Rose told the conference that the railroad is committed to preventing accidents like its Dec. 30 crash outside Casselton that left an ominous cloud over the town and led some residents to evacuate. The disaster in the small town west of Fargo was one of at least eight major accidents during the last year, including an explosion of Bakken crude in Lac-Megantic, Quebec that killed 47 people. Other trains carrying Bakken crude have since derailed and caught fire in Alabama, New Brunswick and Virginia.

Rose last month joined U.S. Secretary of Transportation Anthony Foxx at the North Dakota crash site, where options for enhancing tank car standards were discussed.

The crash occurred when a train carrying soybeans derailed in front of a BNSF oil train, causing that train to also derail and set off fiery explosions. The crash spilled about 400,000 gallons of crude oil, which took nearly three months to clean up.

Rose said the railroad has learned from the disaster and has done such things as decreased train speeds in some areas and increased inspections.
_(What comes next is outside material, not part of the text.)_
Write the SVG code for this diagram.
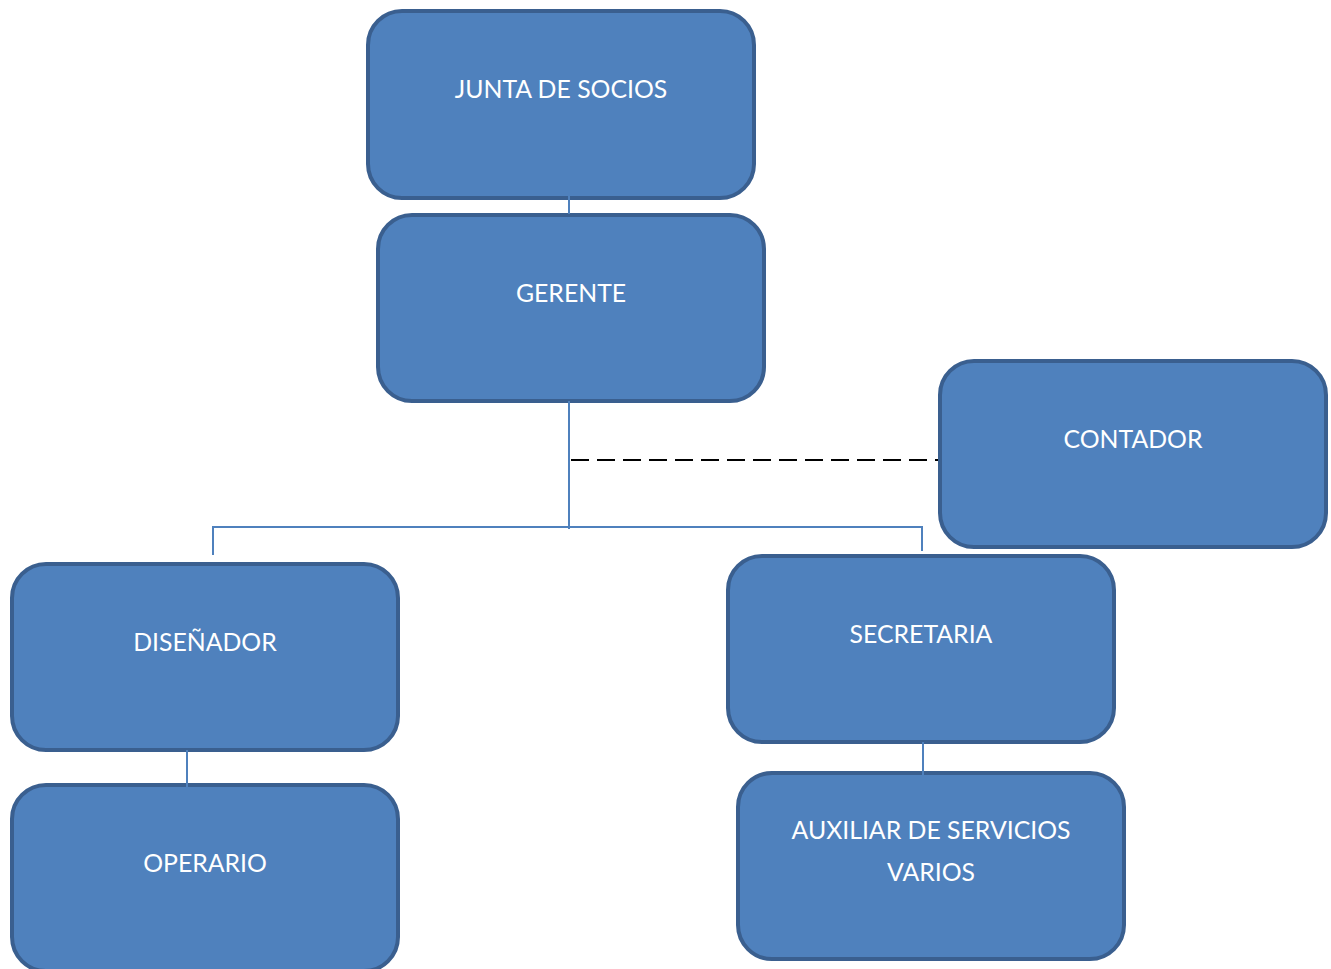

The railroad also announced in February that it would voluntarily purchase a fleet a of 5,000 strengthened tank cars to improve safety for hazardous materials shipments. The company said it hoped to accelerate the transition to a new generation of safer tank cars and give manufacturers a head start in designing them as federal officials consider changes to the current standards.

Not everyone in the oil sector is eager to transition to stronger tank cars. At the expo a day earlier, Kari Cutting, vice president of the North Dakota Petroleum Council, said it was “not proven that extra steel is going to prevent those breaches.”

Cutting also said the newer, stronger DOT-111 tank cars have 14 percent less capacity than older tank cars. Cutting said making those cars the standard will require hundreds more trains to make up the lost volume, actually increasing the risk of accidents.

Oil from North Dakota began being shipped by trains in 2008 when the state reached capacity for pipeline shipments. The state is now the nation’s No. 2 oil producer, behind Texas.

BNSF said it plans to invest $5 billion in its railroad this year, including $900 million to expand capacity where crude oil shipments are surging. Its 2014 spending plan is about $1 billion more than last year, a record, Rose said.

Much of the upgrades will be aimed at safety, he said.

“BNSF believes, at the end of the day, that every rail accident is preventable,” Rose said.